## DIRECTIONS FOR THIS TASK
Without the pictures, print the lines running from the beginning of the material to the line containing "point_yield = [480513, 485786, 491498]", both ends included.

## SUPPLIED ENTRIES
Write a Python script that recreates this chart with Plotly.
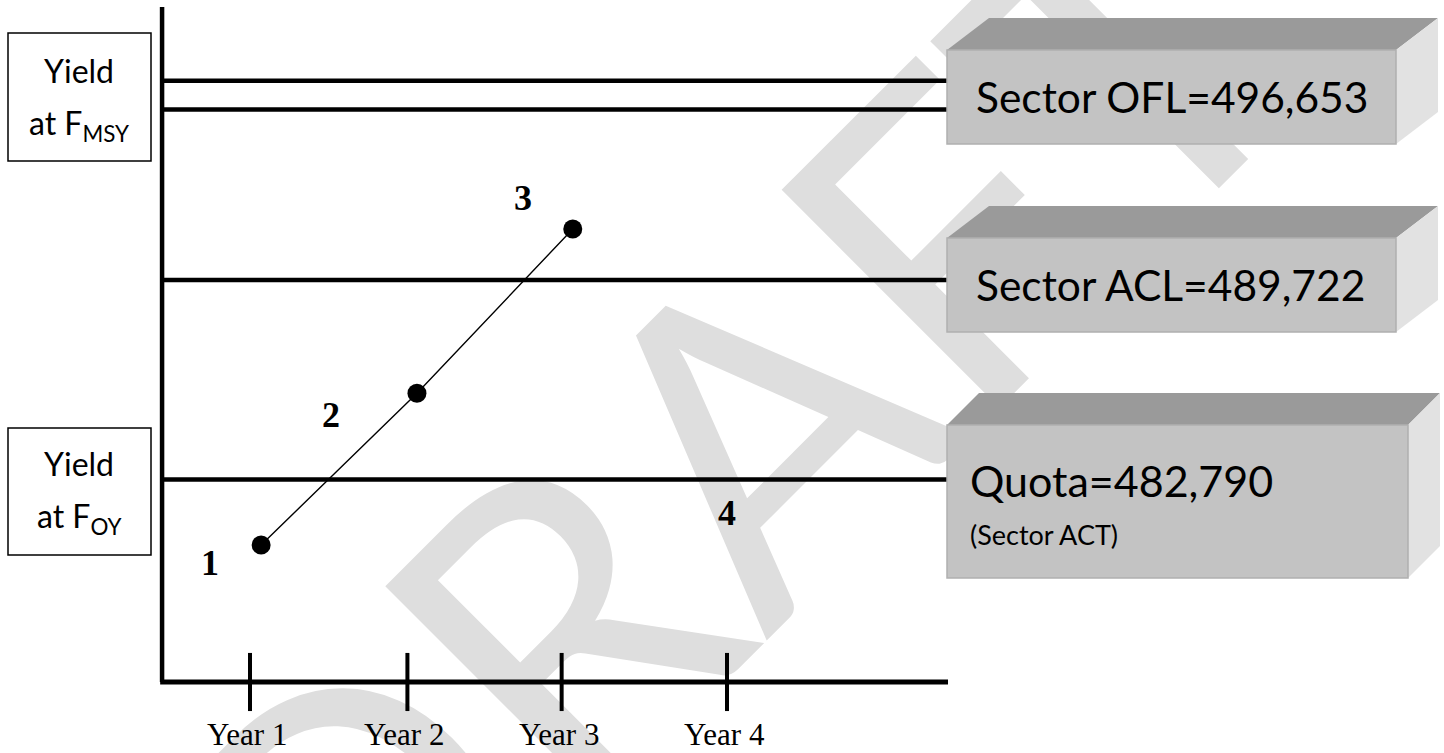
import plotly.graph_objects as go

W, H = 1444, 753

# ---------------- data ----------------
years = ["Year 1", "Year 2", "Year 3", "Year 4"]
year_pos = [1.0, 1.99, 2.96, 4.0]

point_year = [1.07, 2.05, 3.03]
point_yield = [480513, 485786, 491498]

step_labels = ["1", "2", "3", "4"]
step_label_year = [0.75, 1.51, 2.72, 4.0]
step_label_yield = [479887, 485032, 492575, 481626]

ref_names = ["Sector OFL", "Sector ACL", "Quota"]
ref_values = [496653, 489722, 482790]
fmsy_band_low = 495651          # lower line of the "Yield at F_MSY" band

# frame of the diagram (axis units)
x_range = [-0.5723, 8.5094]
y_range = [473283, 499457]
axis_x0, axis_x1 = 0.447, 5.39
axis_y0, axis_ytop = 475751, 499214
tick_half = 1010
year_label_yield = 473910

# ---------------- helpers ----------------
def px(x, y):
    return x / W, 1 - y / H

fig = go.Figure()

fig.add_trace(go.Scatter(
    x=point_year, y=point_yield, mode="lines+markers",
    line=dict(color="black", width=1.4),
    marker=dict(color="black", size=19),
    hoverinfo="skip", showlegend=False))

shapes = []
annotations = []

# watermark
cx, cy = px(712, 452)
shapes.append(dict(
    type="rect", xref="paper", yref="paper",
    x0=cx - 0.01, x1=cx + 0.01, y0=cy - 0.01, y1=cy + 0.01,
    line=dict(width=0, color="rgba(0,0,0,0)"), fillcolor="rgba(0,0,0,0)",
    layer="below",
    label=dict(text="DRAFT", textangle=-45, textposition="middle center",
               font=dict(family="Lato", size=430, color="#dedede"))))

# axes
shapes.append(dict(type="line", xref="x", yref="y", x0=axis_x0, x1=axis_x0,
                   y0=axis_y0, y1=axis_ytop, line=dict(color="black", width=4.5), layer="above"))
shapes.append(dict(type="line", xref="x", yref="y", x0=axis_x0 - 0.012, x1=axis_x1,
                   y0=axis_y0, y1=axis_y0, line=dict(color="black", width=5), layer="above"))
for xp in year_pos:
    shapes.append(dict(type="line", xref="x", yref="y", x0=xp, x1=xp,
                       y0=axis_y0 - tick_half, y1=axis_y0 + tick_half,
                       line=dict(color="black", width=4), layer="above"))
for yv in ref_values + [fmsy_band_low]:
    shapes.append(dict(type="line", xref="x", yref="y", x0=axis_x0, x1=axis_x1,
                       y0=yv, y1=yv, line=dict(color="black", width=4.5), layer="above"))

# year labels
for name, xp in zip(years, year_pos):
    annotations.append(dict(x=xp, y=year_label_yield, xref="x", yref="y", text=name,
                            showarrow=False, xshift=-3,
                            font=dict(family="Liberation Serif", size=31, color="black")))
# step numbers
for t, xv, yv in zip(step_labels, step_label_year, step_label_yield):
    annotations.append(dict(x=xv, y=yv, xref="x", yref="y", text="<b>%s</b>" % t,
                            showarrow=False,
                            font=dict(family="Liberation Serif", size=36, color="black")))

# left boxes
def left_box(y0, y1, sub, ty1, ty2):
    a0 = px(8, y0); a1 = px(151, y1)
    shapes.append(dict(type="rect", xref="paper", yref="paper", x0=a0[0], x1=a1[0],
                       y0=a1[1], y1=a0[1], line=dict(color="black", width=1.5),
                       fillcolor="white", layer="above"))
    for txt, ty in (("Yield", ty1), ("at F<sub>%s</sub>" % sub, ty2)):
        p = px(79, ty)
        annotations.append(dict(x=p[0], y=p[1], xref="paper", yref="paper", text=txt,
                                showarrow=False, xanchor="center", yanchor="middle",
                                font=dict(family="Lato", size=32, color="black")))

left_box(33, 161, "MSY", 70, 125)
left_box(428, 555, "OY", 463, 518)

# 3D boxes
def box3d(x0, y0, x1, y1, dx, dy):
    a = px(x0, y0); b = px(x1, y1)
    t1 = px(x0 + dx, y0 + dy); t2 = px(x1 + dx, y0 + dy); r3 = px(x1 + dx, y1 + dy)
    shapes.append(dict(type="path", xref="paper", yref="paper",
                       path="M %f,%f L %f,%f L %f,%f L %f,%f Z" % (a[0], a[1], t1[0], t1[1], t2[0], t2[1], b[0], a[1]),
                       fillcolor="#9a9a9a", line=dict(width=0), layer="above"))
    shapes.append(dict(type="path", xref="paper", yref="paper",
                       path="M %f,%f L %f,%f L %f,%f L %f,%f Z" % (b[0], a[1], t2[0], t2[1], r3[0], r3[1], b[0], b[1]),
                       fillcolor="#e2e2e2", line=dict(width=0), layer="above"))
    shapes.append(dict(type="rect", xref="paper", yref="paper", x0=a[0], x1=b[0],
                       y0=b[1], y1=a[1], fillcolor="#c3c3c3",
                       line=dict(color="#b0b0b0", width=1.5), layer="above"))

box3d(947, 50, 1396, 144, 42, -32)
box3d(947, 238, 1396, 332, 42, -32)
box3d(947, 425, 1408, 578, 32, -32)

def box_text(x, y, txt, size):
    p = px(x, y)
    annotations.append(dict(x=p[0], y=p[1], xref="paper", yref="paper", text=txt,
                            showarrow=False, xanchor="left", yanchor="middle",
                            font=dict(family="Lato", size=size, color="black")))

box_text(974, 96, "%s=%s" % (ref_names[0], format(ref_values[0], ",")), 42.5)
box_text(974, 284, "%s=%s" % (ref_names[1], format(ref_values[1], ",")), 42.5)
box_text(968, 480, "%s=%s" % (ref_names[2], format(ref_values[2], ",")), 43)
box_text(968, 534, "(Sector ACT)", 27)

fig.update_layout(
    width=W, height=H, margin=dict(l=0, r=0, t=0, b=0),
    paper_bgcolor="white", plot_bgcolor="white",
    xaxis=dict(range=x_range, visible=False, fixedrange=True),
    yaxis=dict(range=y_range, visible=False, fixedrange=True),
    shapes=shapes, annotations=annotations, showlegend=False,
)

fig.write_html("out.html")
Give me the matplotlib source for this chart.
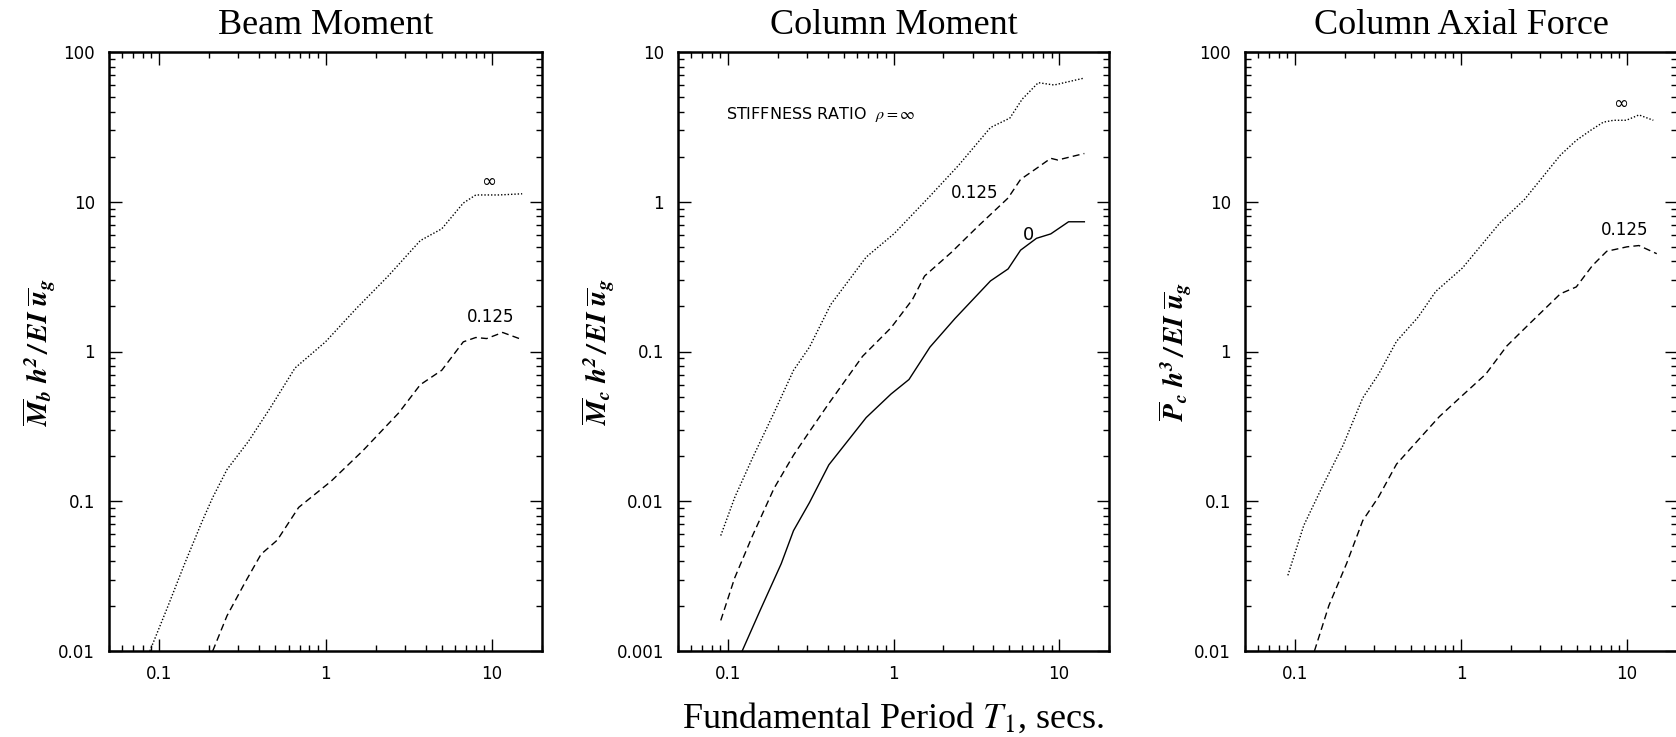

## RESULT OF THE TASK
Write a Python script that recreates this chart with Plotly.
import plotly.graph_objects as go

W, H = 1444, 753

# ---------------- data ----------------
years = ["Year 1", "Year 2", "Year 3", "Year 4"]
year_pos = [1.0, 1.99, 2.96, 4.0]

point_year = [1.07, 2.05, 3.03]
point_yield = [480513, 485786, 491498]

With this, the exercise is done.